There’s a catch, but it’s a welcome one. My area homegrow assessor calls every few weeks to see how I’m doing. She brings news from the local grownetwork, asks how my mentorees are doing, makes sure I’m hitting my composting targets (all food packaging is now compostable), does a beneficial insect count, and checks that the productive area of my garden tallies with what it says on my tax return.

Back in 2007, talk of ‘green taxes’ was about taking more of our money in order to help ‘save the planet’. Twenty years on, some surprisingly creative and innovative political thinking is empowering us, while doing something we love, to play a personal and direct part in slowing the climate change rollercoaster by cutting carbon in our own back gardens. It’s working. Carbon dioxide levels in the atmosphere are stabilising – though the future is still uncertain.

Next spring, if we can still call it that (it’s November now, and I’ve already got tadpoles again), I’ll be taking part in a pilot project to trial the feasibility of bringing other people’s gardens into the homegrow scheme.
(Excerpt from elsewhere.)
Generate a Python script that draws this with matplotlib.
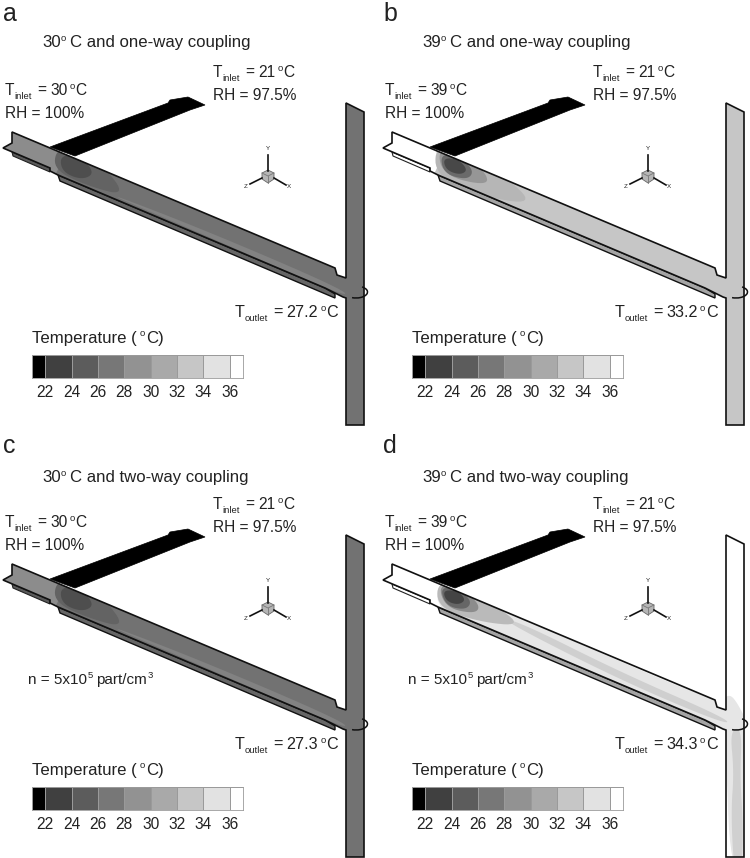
import numpy as np
import matplotlib
matplotlib.use('Agg')
import matplotlib.pyplot as plt
from matplotlib.colors import ListedColormap
from matplotlib.patches import Polygon, Arc

plt.rcParams['font.family'] = ['Liberation Sans', 'DejaVu Sans']

# panel data
panel_labels = ['a', 'b', 'c', 'd']
panel_temps = ['30', '39', '30', '39']
coupling = ['one-way', 'one-way', 'two-way', 'two-way']
t_outlet = ['27.2', '33.2', '27.3', '34.3']
offset_x = [0, 380, 0, 380]
offset_y = [0, 0, 432, 432]
has_density = [False, False, True, True]

# colorbar
cbar_levels = [21, 22, 24, 26, 28, 30, 32, 34, 36, 37]
cbar_greys = ['#000000', '#404040', '#5c5c5c', '#777777', '#929292',
              '#a9a9a9', '#c6c6c6', '#e2e2e2', '#ffffff']
cbar_ticks = [22, 24, 26, 28, 30, 32, 34, 36]

# geometry of the duct, in pixels of panel a
inlet_xy = [(50, 147), (168, 103), (170, 100), (188, 97), (205, 105), (190, 110), (75, 156)]
duct_xy = [(12, 132), (335, 268), (337, 275), (346, 278), (346, 103), (364, 112),
           (364, 425), (346, 425), (346, 298), (343, 297), (325, 288),
           (58, 175), (50, 171), (50, 168), (3, 148), (12, 143)]
left_band_xy = [(12, 152), (13, 156), (50, 172), (50, 168)]
low_band_xy = [(58, 175), (60, 181), (335, 298), (335, 294), (325, 288)]

duct_grey = ['#727272', '#c6c6c6', '#727272', '#ffffff']
band_grey = ['#666666', '#a4a4a4', '#666666', '#a4a4a4']
left_grey = ['#5a5a5a', '#ffffff', '#5a5a5a', '#ffffff']

# temperature patches inside the duct
warm_a = [('#8c8c8c', [(-5, 148), (8, 122), (66, 146), (54, 182), (40, 172)]),
          ('#828282', [(90, 186), (200, 233), (345, 297), (345, 290), (200, 228)]),
          ('#636363', [(56, 149), (76, 150), (104, 166), (126, 196), (88, 186), (54, 170)]),
          ('#4e4e4e', [(60, 155), (80, 156), (95, 173), (82, 180), (62, 172)])]
warm_b = [('#ffffff', [(-5, 140), (8, 122), (62, 146), (53, 185), (0, 160)]),
          ('#b6b6b6', [(55, 146), (82, 150), (125, 176), (155, 205), (100, 196), (56, 176)]),
          ('#969696', [(57, 150), (78, 152), (106, 172), (108, 186), (64, 176)]),
          ('#6a6a6a', [(60, 154), (78, 156), (94, 170), (88, 180), (64, 174)]),
          ('#484848', [(63, 158), (78, 159), (88, 170), (80, 175), (66, 170)])]
warm_c = [('#8c8c8c', [(-5, 148), (8, 122), (66, 146), (54, 182), (40, 172)]),
          ('#828282', [(90, 186), (200, 233), (345, 297), (345, 290), (200, 228)]),
          ('#636363', [(56, 149), (76, 150), (104, 166), (126, 196), (88, 186), (54, 170)]),
          ('#4e4e4e', [(60, 155), (80, 156), (95, 173), (82, 180), (62, 172)])]
warm_d = [('#e6e6e6', [(55, 146), (100, 168), (200, 212), (340, 272), (348, 262), (356, 268),
                       (372, 300), (372, 440), (350, 440), (346, 310), (330, 296), (200, 250), (60, 186)]),
          ('#cfcfcf', [(118, 186), (140, 190), (240, 240), (350, 288), (344, 292), (240, 248)]),
          ('#d0d0d0', [(350, 298), (362, 296), (360, 345), (363, 390), (362, 440), (354, 440),
                       (351, 380), (354, 340)]),
          ('#bababa', [(57, 150), (80, 153), (115, 173), (142, 194), (100, 190), (58, 176)]),
          ('#8c8c8c', [(58, 153), (78, 154), (100, 172), (96, 182), (66, 176)]),
          ('#666666', [(60, 155), (78, 157), (92, 169), (86, 178), (66, 174)]),
          ('#444444', [(63, 158), (78, 159), (86, 168), (78, 173), (66, 169)])]
warm_patches = [warm_a, warm_b, warm_c, warm_d]

text_col = '#222222'
main_size = 11.2
title_size = 12.1
outlet_size = 11.6
small_size = 6.8


def smooth(points, rounds=3):
    # corner cutting so the patches look like contours, not polygons
    pts = np.array(points, dtype=float)
    for _ in range(rounds):
        nxt = np.roll(pts, -1, axis=0)
        pts = np.column_stack((0.75 * pts + 0.25 * nxt, 0.25 * pts + 0.75 * nxt)).reshape(-1, 2)
    return pts


fig = plt.figure(figsize=(7.5, 8.58), dpi=100)
ax = fig.add_axes([0, 0, 1, 1])
ax.set_xlim(0, 750)
ax.set_ylim(858, 0)
ax.axis('off')
renderer = fig.canvas.get_renderer()


def rich(x, y, pieces):
    # pieces are (text, size, rise in pixels, gap after in pixels)
    for s, size, rise, gap in pieces:
        t = ax.text(x, y - rise, s, fontsize=size, color=text_col, va='baseline', ha='left')
        x += t.get_window_extent(renderer).width + gap


def temp_label(x, y, sub, value, size):
    rich(x, y, [('T', size, 0, 0), (sub, small_size, -4, 5), ('=', size, 0, 4),
                (value, size, 0, 2), ('o', small_size, 6, 1), ('C', size, 0, 0)])


for i in range(4):
    off = np.array([offset_x[i], offset_y[i]])

    ax.add_patch(Polygon(np.array(inlet_xy) + off, closed=True, fc='black', ec='black', lw=0.5))
    ax.add_patch(Polygon(np.array(left_band_xy) + off, closed=True, fc=left_grey[i], ec='#222222', lw=0.8))
    ax.add_patch(Polygon(np.array(low_band_xy) + off, closed=True, fc=band_grey[i], ec='#111111', lw=1.0))

    body = Polygon(np.array(duct_xy) + off, closed=True, fc=duct_grey[i], ec='none')
    ax.add_patch(body)
    for grey, pts in warm_patches[i]:
        blob = Polygon(smooth(pts) + off, closed=True, fc=grey, ec='none')
        ax.add_patch(blob)
        blob.set_clip_path(body)
    ax.add_patch(Polygon(np.array(duct_xy) + off, closed=True, fc='none', ec='#111111', lw=1.2))

    ax.add_patch(Arc((356 + off[0], 292 + off[1]), 23, 12, theta1=-40, theta2=125, ec='#111111', lw=1.1))

    # axis triad
    cx, cy = 268 + off[0], 176 + off[1]
    ax.plot([cx, cx], [cy - 5, cy - 21], color='#111111', lw=1.2)
    ax.plot([cx - 6, cx - 18], [cy + 2, cy + 8], color='#111111', lw=1.2)
    ax.plot([cx + 6, cx + 18], [cy + 2, cy + 9], color='#111111', lw=1.2)
    ax.add_patch(Polygon([(cx - 6, cy - 3), (cx, cy - 6), (cx + 6, cy - 3), (cx + 6, cy + 3),
                          (cx, cy + 7), (cx - 6, cy + 3)], closed=True, fc='#b5b5b5', ec='#666666', lw=0.6))
    ax.plot([cx - 6, cx, cx + 6], [cy - 3, cy, cy - 3], color='#777777', lw=0.6)
    ax.plot([cx, cx], [cy, cy + 7], color='#777777', lw=0.6)
    ax.text(cx, cy - 27, 'Y', fontsize=4.5, ha='center', va='center', color=text_col)
    ax.text(cx - 22, cy + 10, 'Z', fontsize=4.5, ha='center', va='center', color=text_col)
    ax.text(cx + 21, cy + 10, 'X', fontsize=4.5, ha='center', va='center', color=text_col)

    # labels
    tx, ty = off
    title_shift = 3 if i >= 2 else 0
    ax.text(tx + 3, ty + 21, panel_labels[i], fontsize=18, color=text_col, va='baseline')
    rich(tx + 42, ty + 47 + title_shift, [(panel_temps[i], title_size, 0, 0), ('o', small_size, 6, 4),
                                          ('C and ' + coupling[i] + ' coupling', title_size, 0, 0)])
    temp_label(tx + 213, ty + 77, 'inlet', '21', main_size)
    ax.text(tx + 213, ty + 100, 'RH = 97.5%', fontsize=main_size, color=text_col, va='baseline')
    temp_label(tx + 5, ty + 95, 'inlet', panel_temps[i], main_size)
    ax.text(tx + 5, ty + 118, 'RH = 100%', fontsize=main_size, color=text_col, va='baseline')
    temp_label(tx + 235, ty + 317, 'outlet', t_outlet[i], outlet_size)
    rich(tx + 32, ty + 343, [('Temperature (', 12.1, 0, 3), ('o', small_size, 7, 1), ('C)', 12.1, 0, 0)])
    if has_density[i]:
        rich(tx + 28, ty + 252, [('n = 5x10', 11, 0, 1), ('5', small_size, 6, 3),
                                 ('part/cm', 11, 0, 1), ('3', small_size, 6, 0)])

    # colorbar
    cax = fig.add_axes([(tx + 32) / 750, 1 - (ty + 378) / 858, 211 / 750, 23 / 858])
    cax.pcolormesh(cbar_levels, [0, 1], [list(range(9))], cmap=ListedColormap(cbar_greys),
                   edgecolors='#9a9a9a', linewidth=0.6)
    cax.set_xlim(cbar_levels[0], cbar_levels[-1])
    cax.set_yticks([])
    cax.set_xticks(cbar_ticks)
    cax.tick_params(axis='x', length=0, pad=5, labelsize=main_size, labelcolor=text_col)
    for spine in cax.spines.values():
        spine.set_color('#9a9a9a')
        spine.set_linewidth(0.6)

fig.savefig('out.png', dpi=100)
Some belong to those who simply don’t have the time or the inclination to homegrow, others to elderly folk whose digging days are over. The eventual aim is to get all gardens and allotments into homegrow, so as much growing space as possible becomes as productive as possible, as close as possible to where the resulting food will be eaten.

Who knows, with all that extra gardening to be done, I might only need to ‘work’ two days a week. The rest of the time I’ll be growing from home.